Accountability and transparency
- If someone is harmed, would it be possible to explain how this system contributed?
- Who would be expected to justify the model’s behaviour, and with what information?
- Would I be comfortable explaining these design choices to someone affected by them?
- Would the people whose data is being used expect this use, or find it surprising?
These are design and deployment questions, not abstract philosophical questions. Simply looking at your work through this lens will often surface issues that would otherwise remain hidden.
Ethical concerns need translation
In many organisations, speaking up about ethical concerns carries risk. Using explicitly moral language can backfire by making people feel accused or defensive rather than reflective. That doesn’t mean you’re wrong, but it does affect whether your concerns are heard.
In practice, it’s often more effective to frame ethical risks in terms organisations already understand: reputational damage, loss of trust, regulatory scrutiny, or strategic risk. Saying “I’m worried how this would look if it became public” often lands better than “this is unethical,” even when you believe both are true.
This can feel like a cop out, but the alternative is not being heard. Organisations are often more afraid of being seen to do something unethical than they are of doing it.

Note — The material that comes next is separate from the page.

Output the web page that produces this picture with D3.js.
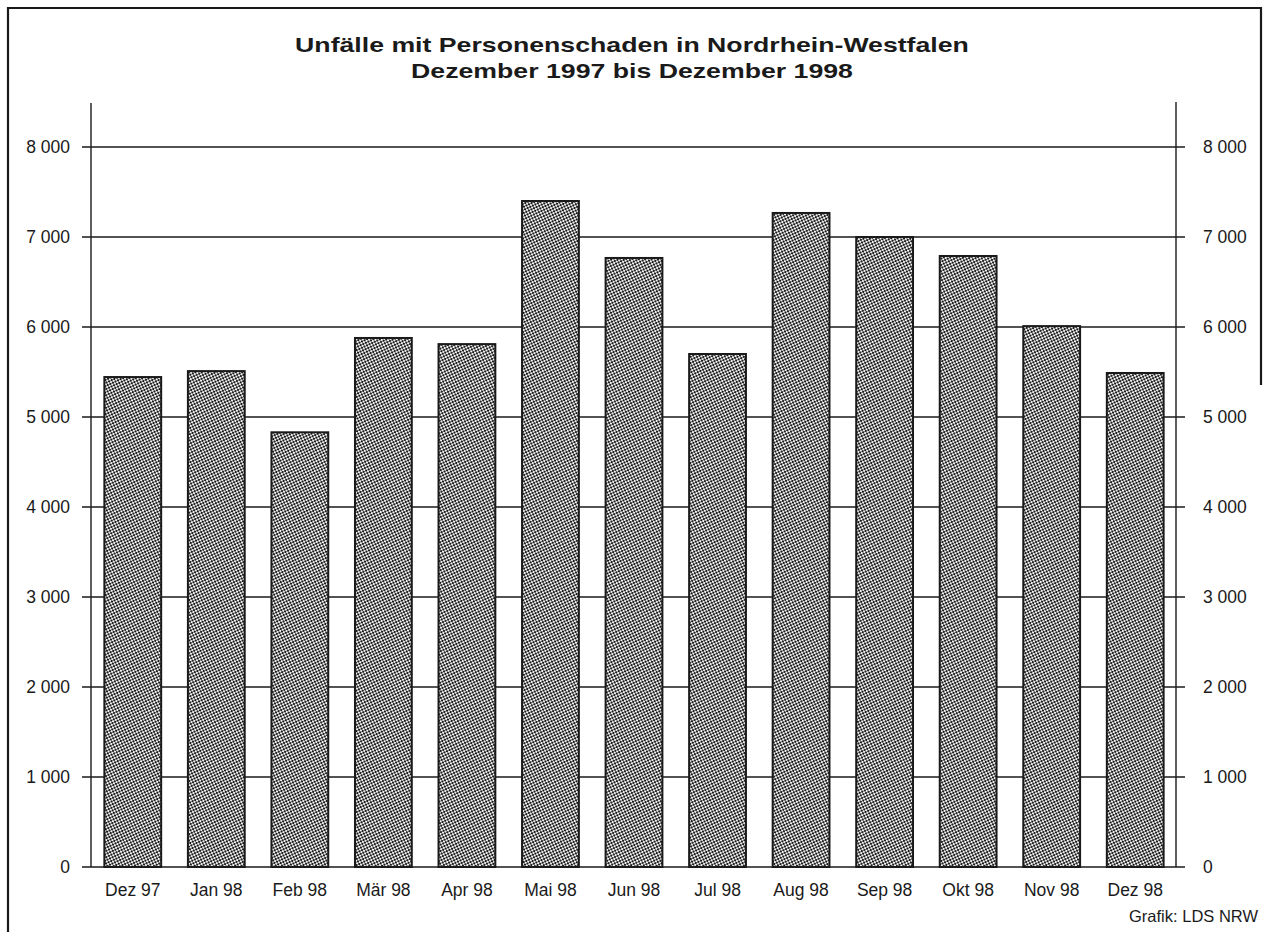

That isn’t because people don’t care, but because organisational decision making tends to prioritise visible and reputational risks. Translating potential harms in to the language of organisational risk can be enough to change the trajectory of a project.
Not all work is ethically salvageable
A willingness to asking questions and raise concerns is necessary, but not always sufficient. There are situations where the risks and potential harms are so great that no amount of careful implementation, mitigation, or reframing makes a project acceptable.
Everyone’s personal boundaries will be different, shaped by their values, their sector, and the power they have to refuse work. One of mine is facial recognition. Even when a specific use case is presented as benign or beneficial, I believe the technology itself is too prone to misuse and function creep for me to be comfortable working on it.
If you don’t know where your lines in the sand are, that should give you pause. You may draw them in a different place to me, but knowing where they are matters. Otherwise, you’re likely to discover them only when you’ve already crossed them.
Tools and metrics are no substitute for judgement
When data scientists engage with ethics at all, it’s often reduced to a fairness metric on a dashboard. Metrics can be useful, but they don’t answer the hardest questions: whether a system should exist, how it might be repurposed, or what happens to responsibility once decisions are delegated to a model.
Responsibility may become diffuse when decisions are delegated to models, but it doesn’t disappear. If you’re building or deploying the system, you are shaping how people are treated. Data ethics may not feel like your job, but it is rarely anyone else’s.